*GOAL*
The lines from the top of the material through the line with "import seaborn as sns" are to be set down exactly. Leave the pictures out.

======== INFORMATION SHOWN

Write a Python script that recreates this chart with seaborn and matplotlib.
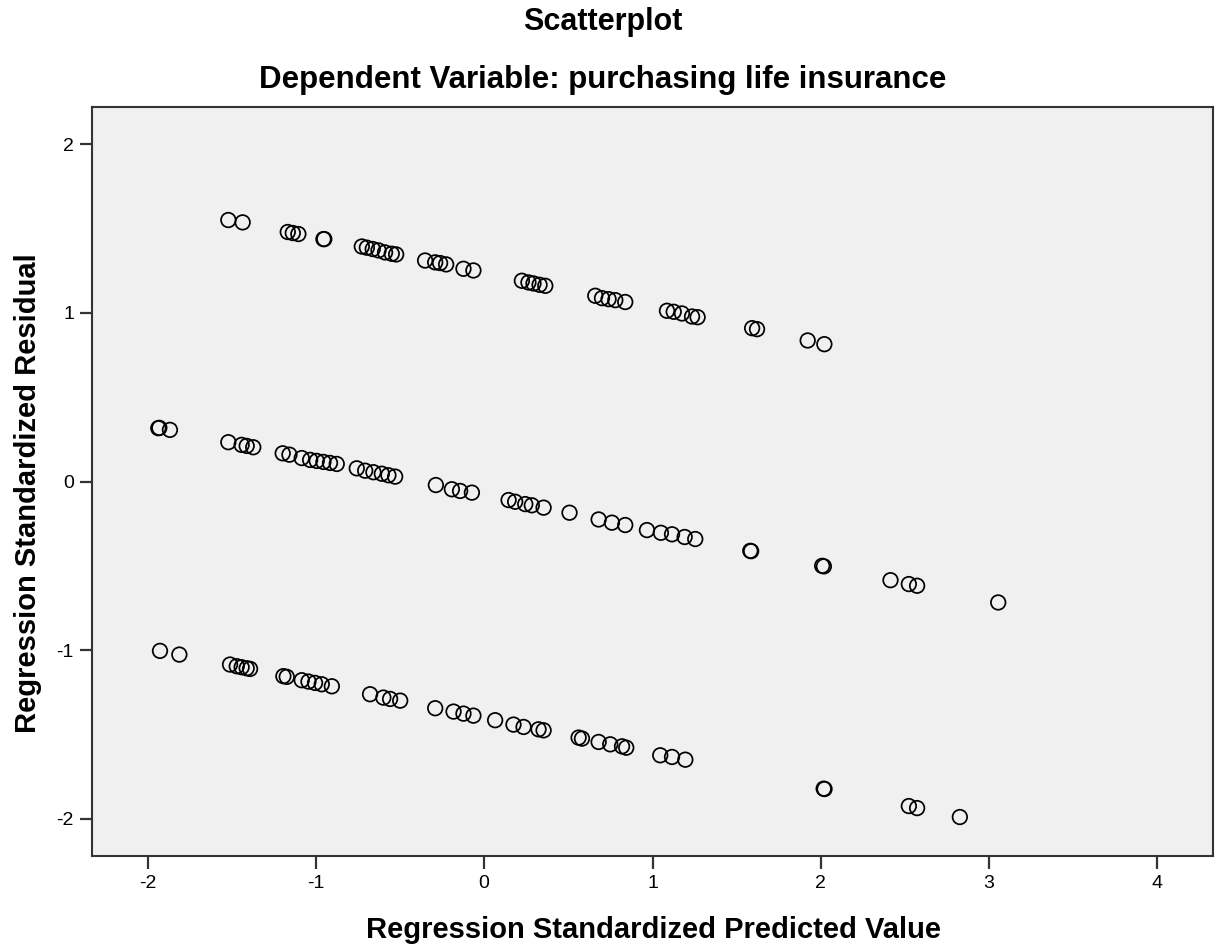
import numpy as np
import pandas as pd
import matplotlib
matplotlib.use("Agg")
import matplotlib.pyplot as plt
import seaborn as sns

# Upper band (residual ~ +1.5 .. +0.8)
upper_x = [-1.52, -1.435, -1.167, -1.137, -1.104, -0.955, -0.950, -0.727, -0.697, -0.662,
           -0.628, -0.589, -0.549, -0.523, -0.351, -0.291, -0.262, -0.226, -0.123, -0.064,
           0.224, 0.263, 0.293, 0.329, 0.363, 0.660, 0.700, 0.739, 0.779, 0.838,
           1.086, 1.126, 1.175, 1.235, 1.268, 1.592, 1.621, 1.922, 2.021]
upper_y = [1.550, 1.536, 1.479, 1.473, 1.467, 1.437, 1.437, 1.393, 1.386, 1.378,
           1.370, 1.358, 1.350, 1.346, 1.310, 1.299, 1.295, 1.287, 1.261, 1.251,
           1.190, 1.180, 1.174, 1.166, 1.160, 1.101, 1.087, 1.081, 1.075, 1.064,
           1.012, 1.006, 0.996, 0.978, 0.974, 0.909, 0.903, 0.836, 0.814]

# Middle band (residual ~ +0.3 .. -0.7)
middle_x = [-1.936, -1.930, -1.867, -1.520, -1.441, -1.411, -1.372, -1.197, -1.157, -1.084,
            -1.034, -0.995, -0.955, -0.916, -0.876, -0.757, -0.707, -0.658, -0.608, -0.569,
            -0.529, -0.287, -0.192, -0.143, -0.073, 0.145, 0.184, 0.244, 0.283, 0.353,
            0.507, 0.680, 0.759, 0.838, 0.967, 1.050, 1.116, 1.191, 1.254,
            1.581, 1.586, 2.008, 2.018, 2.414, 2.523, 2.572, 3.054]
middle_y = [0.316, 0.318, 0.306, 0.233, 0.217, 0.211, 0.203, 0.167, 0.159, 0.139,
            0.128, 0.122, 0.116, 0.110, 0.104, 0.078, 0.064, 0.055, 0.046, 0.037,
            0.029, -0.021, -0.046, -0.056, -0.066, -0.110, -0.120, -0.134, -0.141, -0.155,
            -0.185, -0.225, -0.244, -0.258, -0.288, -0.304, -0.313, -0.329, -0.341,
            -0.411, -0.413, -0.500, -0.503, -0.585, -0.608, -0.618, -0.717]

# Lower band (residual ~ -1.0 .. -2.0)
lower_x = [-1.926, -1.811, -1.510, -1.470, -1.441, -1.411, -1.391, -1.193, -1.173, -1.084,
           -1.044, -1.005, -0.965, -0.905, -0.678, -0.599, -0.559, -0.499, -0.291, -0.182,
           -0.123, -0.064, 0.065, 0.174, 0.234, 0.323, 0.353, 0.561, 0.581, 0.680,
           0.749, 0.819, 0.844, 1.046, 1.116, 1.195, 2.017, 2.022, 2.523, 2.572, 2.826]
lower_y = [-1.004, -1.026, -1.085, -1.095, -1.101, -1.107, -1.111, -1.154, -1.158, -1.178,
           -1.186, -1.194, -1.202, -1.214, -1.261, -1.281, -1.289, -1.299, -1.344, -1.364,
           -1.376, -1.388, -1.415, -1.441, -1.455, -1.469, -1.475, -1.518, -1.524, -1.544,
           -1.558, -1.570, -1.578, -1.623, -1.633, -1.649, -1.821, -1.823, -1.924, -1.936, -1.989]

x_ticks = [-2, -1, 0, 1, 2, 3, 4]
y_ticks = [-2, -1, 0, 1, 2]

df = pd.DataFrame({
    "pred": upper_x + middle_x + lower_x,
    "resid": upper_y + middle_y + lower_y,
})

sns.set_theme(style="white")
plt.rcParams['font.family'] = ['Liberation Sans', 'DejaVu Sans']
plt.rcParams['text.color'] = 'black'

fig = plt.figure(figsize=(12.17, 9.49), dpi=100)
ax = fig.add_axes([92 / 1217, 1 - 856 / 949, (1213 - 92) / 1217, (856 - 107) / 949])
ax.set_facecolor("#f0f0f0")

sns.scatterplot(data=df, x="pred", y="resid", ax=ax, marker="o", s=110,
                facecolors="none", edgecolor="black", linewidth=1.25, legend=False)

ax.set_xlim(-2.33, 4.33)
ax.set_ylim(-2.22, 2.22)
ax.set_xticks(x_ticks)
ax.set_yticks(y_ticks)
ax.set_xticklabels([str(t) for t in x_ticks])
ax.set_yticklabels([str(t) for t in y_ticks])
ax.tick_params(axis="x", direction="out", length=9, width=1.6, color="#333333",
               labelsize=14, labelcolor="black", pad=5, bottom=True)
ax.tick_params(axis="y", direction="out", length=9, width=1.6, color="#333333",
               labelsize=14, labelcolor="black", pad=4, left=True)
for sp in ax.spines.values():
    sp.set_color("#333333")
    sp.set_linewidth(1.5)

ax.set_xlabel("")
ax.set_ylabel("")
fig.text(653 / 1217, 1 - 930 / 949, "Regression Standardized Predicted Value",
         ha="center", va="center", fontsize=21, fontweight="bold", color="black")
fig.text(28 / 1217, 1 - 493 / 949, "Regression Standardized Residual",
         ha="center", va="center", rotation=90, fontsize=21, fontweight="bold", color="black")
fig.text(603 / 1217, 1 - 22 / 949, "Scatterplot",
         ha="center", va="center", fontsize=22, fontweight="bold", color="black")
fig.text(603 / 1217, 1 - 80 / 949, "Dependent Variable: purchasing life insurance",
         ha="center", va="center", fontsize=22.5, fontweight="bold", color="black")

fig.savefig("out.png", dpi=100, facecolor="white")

================

*ANSWER TO THIS TASK*
Write a Python script that recreates this chart with seaborn and matplotlib.
import numpy as np
import pandas as pd
import matplotlib
matplotlib.use("Agg")
import matplotlib.pyplot as plt
import seaborn as sns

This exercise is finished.